Con un currículo así, se asegura, nada mejor que desconfiar de la bondad de su empeño en librarnos de Husein y de la "amenaza" que éste supone para la estabilidad nunca conseguida en Medio Oriente. Pero claro, una lectura trufada de prejuicios, sesgada y contaminada ideológicamente hace pasar por alto que en las actuales circunstancias lo que separa a EE UU de algunos de sus aliados es la conveniencia de dar tiempo a estos (Francia y Alemania, especialmente) para que resuelvan sus problemas internos (las promesas electorales de no intervención de Schroeder, difíciles ahora de romper sin tiempo; y el paripé que Chirac ha de representar en clave gaullista hasta que las evidencias le lleven donde sabe que va a ir) y puedan cargarse de razón cuando rectifiquen.

Para la posición anclada en el prejuicio no vale a preguntarse gracias a quién en la guerra del Golfo, los aliados se limitaron a liberar Kuwait y dejaron en el poder al tirano, y, por lo tanto, en pie su régimen criminal y la potencial amenaza que supone para el entorno y para la previsibilidad de la economía mundial; como tampoco parece que se quiera recordar que fue la misma coalición la que forzó a bombazos a finiquitar el régimen de Milosevic en Serbia-Montenegro, o derrocó manu militari el nocivo régimen de los integristas musulmanes en Afganistán, por no recordar que sin la intervención de EE UU en la Primera Guerra Mundial toda Europa hubiera hablado alemán a la fuerza, la URSS o la Alemania nazi habrían llegado hasta el estrecho de Gibraltar en la Segunda, y el militarismo japonés se habría hecho dueño del resto de Asia en los años 40.

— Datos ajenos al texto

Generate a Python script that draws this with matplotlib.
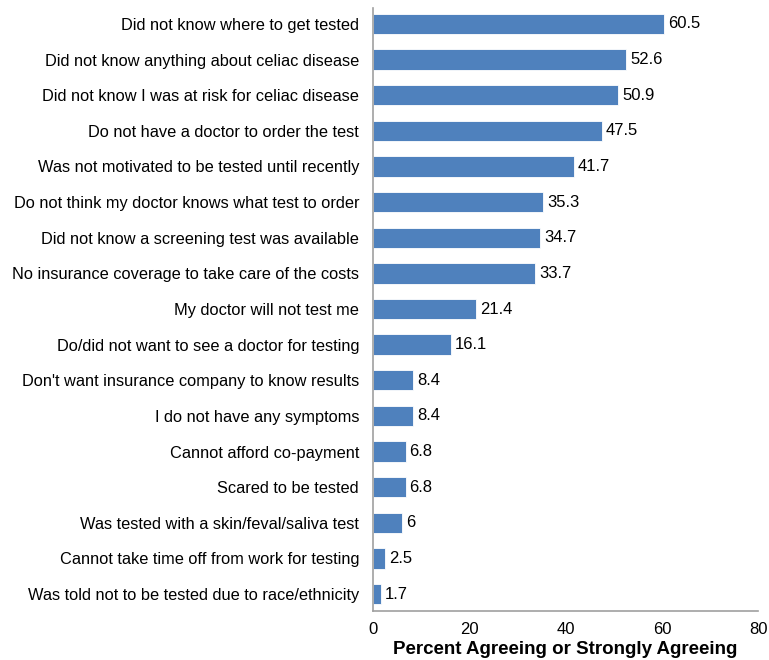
import matplotlib; matplotlib.use("Agg")
import matplotlib.pyplot as plt

reasons = [
    "Did not know where to get tested",
    "Did not know anything about celiac disease",
    "Did not know I was at risk for celiac disease",
    "Do not have a doctor to order the test",
    "Was not motivated to be tested until recently",
    "Do not think my doctor knows what test to order",
    "Did not know a screening test was available",
    "No insurance coverage to take care of the costs",
    "My doctor will not test me",
    "Do/did not want to see a doctor for testing",
    "Don't want insurance company to know results",
    "I do not have any symptoms",
    "Cannot afford co-payment",
    "Scared to be tested",
    "Was tested with a skin/feval/saliva test",
    "Cannot take time off from work for testing",
    "Was told not to be tested due to race/ethnicity",
]
percent = [60.5, 52.6, 50.9, 47.5, 41.7, 35.3, 34.7, 33.7, 21.4, 16.1, 8.4, 8.4, 6.8, 6.8, 6, 2.5, 1.7]
value_labels = ["60.5", "52.6", "50.9", "47.5", "41.7", "35.3", "34.7", "33.7", "21.4", "16.1",
                "8.4", "8.4", "6.8", "6.8", "6", "2.5", "1.7"]

plt.rcParams["font.family"] = ["Liberation Sans", "DejaVu Sans"]
fig = plt.figure(figsize=(7.69, 6.6), dpi=100)
ax = fig.add_axes([0.485, 0.074, 0.501, 0.914])

n = len(reasons)
ypos = [n - 1 - i for i in range(n)]
ax.barh(ypos, percent, height=0.57, color="#4F81BD", edgecolor="white", linewidth=0.6)
for y, v, lab in zip(ypos, percent, value_labels):
    ax.text(v + 0.8, y, lab, va="center", ha="left", fontsize=12)

ax.set_yticks(ypos)
ax.set_yticklabels(reasons, fontsize=11.8)
ax.set_xlim(0, 80)
ax.set_ylim(-0.48, n - 0.55)
ax.set_xticks([0, 20, 40, 60, 80])
ax.tick_params(axis="x", labelsize=12, length=0, pad=8)
ax.tick_params(axis="y", length=0, pad=10)
ax.set_xlabel("Percent Agreeing or Strongly Agreeing", fontsize=13.5, fontweight="bold", labelpad=3)
for s in ["top", "right"]:
    ax.spines[s].set_visible(False)
for s in ["left", "bottom"]:
    ax.spines[s].set_color("#A0A0A0")
    ax.spines[s].set_linewidth(1.2)

fig.savefig("out.png", dpi=100)
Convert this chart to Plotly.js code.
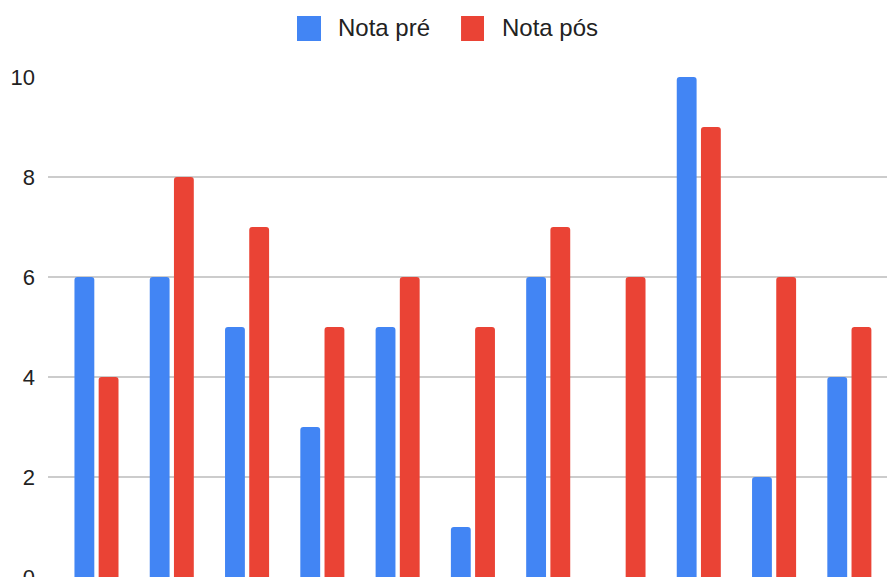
<!DOCTYPE html>
<html>
<head>
<meta charset="utf-8">
<script src="https://cdn.plot.ly/plotly-3.0.1.min.js"></script>
<style>html,body{margin:0;padding:0;background:#fff;}#chart{width:887px;height:577px;}</style>
</head>
<body>
<div id="chart"></div>
<script>
const categories = ["1","2","3","4","5","6","7","8","9","10","11"];
const notaPre = [6, 6, 5, 3, 5, 1, 6, 0, 10, 2, 4];
const notaPos = [4, 8, 7, 5, 6, 5, 7, 6, 9, 6, 5];
const seriesNames = ["Nota pré", "Nota pós"];
const yTicks = [0, 2, 4, 6, 8, 10];

const blue = "#4285F4";
const red = "#EA4335";
const font = "Liberation Sans, Arial, sans-serif";

const traces = [
  {type: "bar", name: seriesNames[0], x: categories, y: notaPre,
   marker: {color: blue, cornerradius: 3}, showlegend: false, hoverinfo: "y+name"},
  {type: "bar", name: seriesNames[1], x: categories, y: notaPos,
   marker: {color: red, cornerradius: 3}, showlegend: false, hoverinfo: "y+name"}
];

const layout = {
  width: 887, height: 577,
  margin: {l: 48, r: 0, t: 77, b: 0, pad: 0},
  paper_bgcolor: "#fff", plot_bgcolor: "#fff",
  font: {family: font, size: 24, color: "#222"},
  barmode: "group",
  bargap: 0.357,
  bargroupgap: 0.18,
  showlegend: false,
  xaxis: {
    type: "category",
    range: [-0.644, 10.5],
    showticklabels: false, showgrid: false, zeroline: false, showline: false, ticks: ""
  },
  yaxis: {
    range: [0, 10],
    tickvals: yTicks,
    ticktext: yTicks.map(String),
    showgrid: true, gridcolor: "#cccccc", gridwidth: 1.3,
    zeroline: false, showline: false, ticks: "",
    ticklabelstandoff: 12,
    ticklabeloverflow: "allow",
    tickfont: {family: font, size: 22, color: "#222"}
  },
  shapes: [
    {type: "rect", xref: "paper", yref: "paper", x0: 0.2968, x1: 0.3254, y0: 1.072, y1: 1.122,
     fillcolor: blue, line: {width: 0}},
    {type: "rect", xref: "paper", yref: "paper", x0: 0.4923, x1: 0.5197, y0: 1.072, y1: 1.122,
     fillcolor: red, line: {width: 0}}
  ],
  annotations: [
    {xref: "paper", yref: "paper", x: 0.3432, y: 1.098, xanchor: "left", yanchor: "middle",
     text: seriesNames[0], showarrow: false, font: {family: font, size: 24, color: "#222"}},
    {xref: "paper", yref: "paper", x: 0.5387, y: 1.098, xanchor: "left", yanchor: "middle",
     text: seriesNames[1], showarrow: false, font: {family: font, size: 24, color: "#222"}}
  ]
};

Plotly.newPlot("chart", traces, layout, {displayModeBar: false, staticPlot: true});
</script>
</body>
</html>
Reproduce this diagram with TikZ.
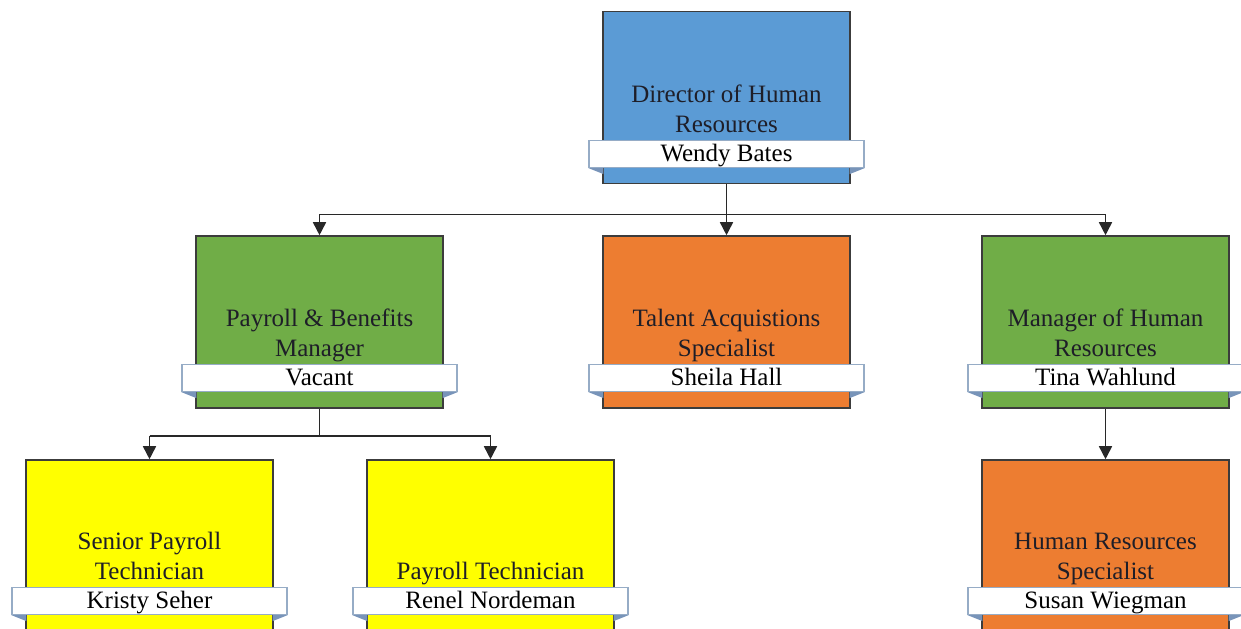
\documentclass[tikz,border=0pt]{standalone}
\usepackage{fontspec}
\setmainfont{Liberation Serif}
\usetikzlibrary{arrows.meta, positioning, calc}
\definecolor{HRBlue}{RGB}{91, 155, 213}
\definecolor{HRGreen}{RGB}{112, 173, 71}
\definecolor{HROrange}{RGB}{237, 125, 49}
\definecolor{HRYellow}{RGB}{255, 255, 0}
\definecolor{RoleEdge}{RGB}{60, 60, 60}
\definecolor{BandEdge}{RGB}{150, 172, 198}
\definecolor{BandFold}{RGB}{120, 148, 185}
\definecolor{TitleInk}{RGB}{30, 30, 40}
\definecolor{LinkGray}{RGB}{40, 40, 40}
\newcommand{\bandfolds}[1]{%
  \fill[BandFold] (#1.south west) -- ++(15,0) -- ++(0,6) -- cycle;
  \fill[BandFold] (#1.south east) -- ++(-15,0) -- ++(0,6) -- cycle;}

\begin{document}
\begin{tikzpicture}[x=0.5pt, y=-0.5pt,
    rolebox/.style={draw=RoleEdge, line width=0.8pt, minimum width=123.5pt, minimum height=86pt, inner sep=0pt},
    nameband/.style={draw=BandEdge, fill=white, line width=0.6pt, minimum width=137.5pt, minimum height=13.5pt, inner sep=0pt, text height=9.5pt, text depth=1.7pt, font=\fontsize{12.5}{15}\selectfont},
    roletitle/.style={align=center, anchor=south, inner xsep=1pt, inner ysep=3.6pt, text depth=0pt, text=TitleInk, font=\fontsize{12.5}{15}\selectfont},
    link/.style={draw=LinkGray, line width=0.8pt},
    arrowlink/.style={link, -{Triangle[length=6.5pt, width=6.5pt]}}]
    \useasboundingbox (0,0) rectangle (1241,628);
    \clip (0,0) rectangle (1241,628);
    % top
    \node[rolebox, fill=HRBlue] (dir) at (726.5,97.5) {};
    \node[nameband] (dirname) at (726.5,154) {Wendy Bates};
    \bandfolds{dirname}
    \node[roletitle] at (dirname.north) {Director of Human\\Resources};
    % second row
    \node[rolebox, fill=HRGreen] (pbm) at (319.5,322) {};
    \node[nameband] (pbmname) at (319.5,378) {Vacant};
    \bandfolds{pbmname}
    \node[roletitle] at (pbmname.north) {Payroll \& Benefits\\Manager};
    \node[rolebox, fill=HROrange] (tas) at (726.5,322) {};
    \node[nameband] (tasname) at (726.5,378) {Sheila Hall};
    \bandfolds{tasname}
    \node[roletitle] at (tasname.north) {Talent Acquistions\\Specialist};
    \node[rolebox, fill=HRGreen] (mhr) at (1105.5,322) {};
    \node[nameband] (mhrname) at (1105.5,378) {Tina Wahlund};
    \bandfolds{mhrname}
    \node[roletitle] at (mhrname.north) {Manager of Human\\Resources};
    % third row
    \node[rolebox, fill=HRYellow] (spt) at (149.5,546) {};
    \node[nameband] (sptname) at (149.5,601) {Kristy Seher};
    \bandfolds{sptname}
    \node[roletitle] at (sptname.north) {Senior Payroll\\Technician};
    \node[rolebox, fill=HRYellow] (ptech) at (490.5,546) {};
    \node[nameband] (ptechname) at (490.5,601) {Renel Nordeman};
    \bandfolds{ptechname}
    \node[roletitle] at (ptechname.north) {Payroll Technician};
    \node[rolebox, fill=HROrange] (hrs) at (1105.5,546) {};
    \node[nameband] (hrsname) at (1105.5,601) {Susan Wiegman};
    \bandfolds{hrsname}
    \node[roletitle] at (hrsname.north) {Human Resources\\Specialist};
    % connectors
    \coordinate (dirjoin) at ($(dir.south)+(0,30)$);
    \coordinate (pbmjoin) at ($(pbm.south)+(0,27)$);
    \draw[link] (dir.south) -- (dirjoin);
    \draw[link] (pbm.north |- dirjoin) -- (mhr.north |- dirjoin);
    \draw[arrowlink] (pbm.north |- dirjoin) -- (pbm.north);
    \draw[arrowlink] (dirjoin) -- (tas.north);
    \draw[arrowlink] (mhr.north |- dirjoin) -- (mhr.north);
    \draw[link] (pbm.south) -- (pbmjoin);
    \draw[link] (spt.north |- pbmjoin) -- (ptech.north |- pbmjoin);
    \draw[arrowlink] (spt.north |- pbmjoin) -- (spt.north);
    \draw[arrowlink] (ptech.north |- pbmjoin) -- (ptech.north);
    \draw[arrowlink] (mhr.south) -- (hrs.north);
\end{tikzpicture}
\end{document}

A veces, cuando hay que ser ponderados frente a la demagogia se me ocurren dos consejos: uno, recomendar la lectura del texto de Walzer sobre las guerras justas y las injustas; el otro, recordar la rabia que debería darnos a los fámulos de la libertad que el teniente borrianenc Amado Granell, después de entrar en París al mando del primer tanque aliado para liberar Francia de Pétain y de Hitler no entrase en Valencia, en Barcelona, o en Madrid, para liberar a España de Franco. Siempre he estado convencido de que si Granell hubiese repetido su gesta aquí los demócratas hubiéramos tenido otro concepto de aquellos aliados, y, de entre ellos, de los norteamericanos. Pero claro, en 1944 había que emplearse a fondo en llegar primero a Berlín que los soviéticos, y, al fin y al cabo, Franco era, como los aliados, un anti-comunista útil al que había que dejar tranquilo.